[Plotting code records]

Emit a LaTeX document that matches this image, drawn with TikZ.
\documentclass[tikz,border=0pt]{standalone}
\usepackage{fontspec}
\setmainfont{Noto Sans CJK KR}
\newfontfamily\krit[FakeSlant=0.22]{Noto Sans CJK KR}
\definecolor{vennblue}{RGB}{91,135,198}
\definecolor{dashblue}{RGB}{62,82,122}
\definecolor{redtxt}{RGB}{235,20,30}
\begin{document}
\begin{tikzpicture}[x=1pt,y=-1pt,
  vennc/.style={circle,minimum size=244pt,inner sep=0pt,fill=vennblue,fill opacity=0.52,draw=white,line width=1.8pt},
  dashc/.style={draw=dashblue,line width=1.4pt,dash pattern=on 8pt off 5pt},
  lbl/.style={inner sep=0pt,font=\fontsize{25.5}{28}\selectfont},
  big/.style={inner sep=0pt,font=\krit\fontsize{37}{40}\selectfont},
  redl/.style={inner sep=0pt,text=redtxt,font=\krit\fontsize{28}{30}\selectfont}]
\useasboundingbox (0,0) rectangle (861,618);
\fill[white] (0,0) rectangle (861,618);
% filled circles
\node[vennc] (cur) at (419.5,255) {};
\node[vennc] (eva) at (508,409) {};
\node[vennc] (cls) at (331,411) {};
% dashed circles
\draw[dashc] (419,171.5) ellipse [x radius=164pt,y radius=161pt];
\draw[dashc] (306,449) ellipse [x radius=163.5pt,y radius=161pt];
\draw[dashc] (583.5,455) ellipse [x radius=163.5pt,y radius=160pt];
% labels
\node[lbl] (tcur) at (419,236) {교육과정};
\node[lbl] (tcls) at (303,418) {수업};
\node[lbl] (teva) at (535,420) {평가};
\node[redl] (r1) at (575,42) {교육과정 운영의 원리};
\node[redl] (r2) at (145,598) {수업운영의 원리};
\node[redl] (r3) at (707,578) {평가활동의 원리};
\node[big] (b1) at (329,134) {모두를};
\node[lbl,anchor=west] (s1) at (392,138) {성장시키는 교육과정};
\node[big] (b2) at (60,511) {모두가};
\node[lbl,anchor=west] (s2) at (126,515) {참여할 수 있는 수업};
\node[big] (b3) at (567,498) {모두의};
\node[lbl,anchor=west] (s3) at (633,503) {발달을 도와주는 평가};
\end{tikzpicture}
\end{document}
...
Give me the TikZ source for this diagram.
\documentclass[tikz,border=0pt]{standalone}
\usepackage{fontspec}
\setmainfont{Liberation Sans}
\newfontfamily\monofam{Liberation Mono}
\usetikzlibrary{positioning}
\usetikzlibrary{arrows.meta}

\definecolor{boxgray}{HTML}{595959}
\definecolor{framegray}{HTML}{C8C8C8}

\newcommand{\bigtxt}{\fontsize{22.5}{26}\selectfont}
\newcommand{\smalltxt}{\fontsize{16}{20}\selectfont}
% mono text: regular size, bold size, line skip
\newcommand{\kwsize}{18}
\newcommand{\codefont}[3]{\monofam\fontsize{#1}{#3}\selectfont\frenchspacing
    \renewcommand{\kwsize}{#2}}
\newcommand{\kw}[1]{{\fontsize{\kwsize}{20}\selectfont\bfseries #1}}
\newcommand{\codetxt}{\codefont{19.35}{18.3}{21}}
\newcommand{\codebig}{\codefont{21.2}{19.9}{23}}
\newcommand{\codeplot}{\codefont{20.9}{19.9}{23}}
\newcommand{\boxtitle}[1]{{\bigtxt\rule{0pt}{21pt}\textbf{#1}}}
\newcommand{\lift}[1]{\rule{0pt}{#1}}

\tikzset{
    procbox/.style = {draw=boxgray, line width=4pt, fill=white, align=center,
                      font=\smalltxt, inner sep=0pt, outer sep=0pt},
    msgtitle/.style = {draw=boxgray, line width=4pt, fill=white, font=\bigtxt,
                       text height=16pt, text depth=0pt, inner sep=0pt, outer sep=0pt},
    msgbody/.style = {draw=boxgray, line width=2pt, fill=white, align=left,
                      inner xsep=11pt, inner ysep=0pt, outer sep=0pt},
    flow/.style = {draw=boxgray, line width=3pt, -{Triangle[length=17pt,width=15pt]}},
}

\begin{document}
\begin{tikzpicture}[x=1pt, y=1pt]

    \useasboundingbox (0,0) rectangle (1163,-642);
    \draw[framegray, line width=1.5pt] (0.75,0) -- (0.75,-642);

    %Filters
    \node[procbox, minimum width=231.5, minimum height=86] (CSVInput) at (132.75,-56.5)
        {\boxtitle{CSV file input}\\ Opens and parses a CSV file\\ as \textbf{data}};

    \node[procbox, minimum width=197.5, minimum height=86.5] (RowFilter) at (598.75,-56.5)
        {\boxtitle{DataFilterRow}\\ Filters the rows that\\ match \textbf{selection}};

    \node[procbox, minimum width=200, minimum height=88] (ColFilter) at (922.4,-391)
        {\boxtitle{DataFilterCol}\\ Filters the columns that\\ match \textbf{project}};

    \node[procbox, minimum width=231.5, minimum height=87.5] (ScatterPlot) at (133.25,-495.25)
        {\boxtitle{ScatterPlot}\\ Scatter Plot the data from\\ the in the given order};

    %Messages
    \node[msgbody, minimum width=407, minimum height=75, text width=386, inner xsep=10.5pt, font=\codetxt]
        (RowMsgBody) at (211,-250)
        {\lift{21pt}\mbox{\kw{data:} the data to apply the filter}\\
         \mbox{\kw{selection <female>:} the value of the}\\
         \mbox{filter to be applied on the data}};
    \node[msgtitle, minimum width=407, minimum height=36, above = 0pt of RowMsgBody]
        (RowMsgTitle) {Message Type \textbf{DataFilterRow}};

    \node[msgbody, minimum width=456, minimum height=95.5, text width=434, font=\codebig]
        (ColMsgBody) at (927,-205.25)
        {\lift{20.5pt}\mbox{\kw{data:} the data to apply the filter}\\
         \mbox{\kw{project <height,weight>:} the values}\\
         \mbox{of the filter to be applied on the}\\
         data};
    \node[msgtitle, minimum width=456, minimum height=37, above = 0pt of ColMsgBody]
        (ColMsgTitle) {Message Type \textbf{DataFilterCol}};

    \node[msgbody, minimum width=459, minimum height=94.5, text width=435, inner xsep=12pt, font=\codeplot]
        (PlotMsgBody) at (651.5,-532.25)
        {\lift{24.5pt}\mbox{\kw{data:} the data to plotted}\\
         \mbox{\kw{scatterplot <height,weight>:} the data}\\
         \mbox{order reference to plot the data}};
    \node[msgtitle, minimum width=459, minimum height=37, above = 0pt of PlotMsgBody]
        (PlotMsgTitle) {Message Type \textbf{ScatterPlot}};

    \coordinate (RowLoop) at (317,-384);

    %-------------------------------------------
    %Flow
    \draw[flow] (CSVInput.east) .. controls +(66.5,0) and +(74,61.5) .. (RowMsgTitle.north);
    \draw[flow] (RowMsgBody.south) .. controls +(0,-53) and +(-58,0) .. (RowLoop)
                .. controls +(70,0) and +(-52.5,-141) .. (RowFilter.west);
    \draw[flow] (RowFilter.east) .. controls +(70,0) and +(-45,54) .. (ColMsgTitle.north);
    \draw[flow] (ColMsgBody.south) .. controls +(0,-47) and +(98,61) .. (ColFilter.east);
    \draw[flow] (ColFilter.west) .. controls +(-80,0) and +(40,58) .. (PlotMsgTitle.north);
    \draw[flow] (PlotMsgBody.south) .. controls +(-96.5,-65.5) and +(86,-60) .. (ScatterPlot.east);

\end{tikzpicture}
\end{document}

WHAT THIS TASK INVOLVES - The word "that" may occur in lines of the records. Report how many such lines there are, giving only the number.

EXERCISE RESPONSE - 3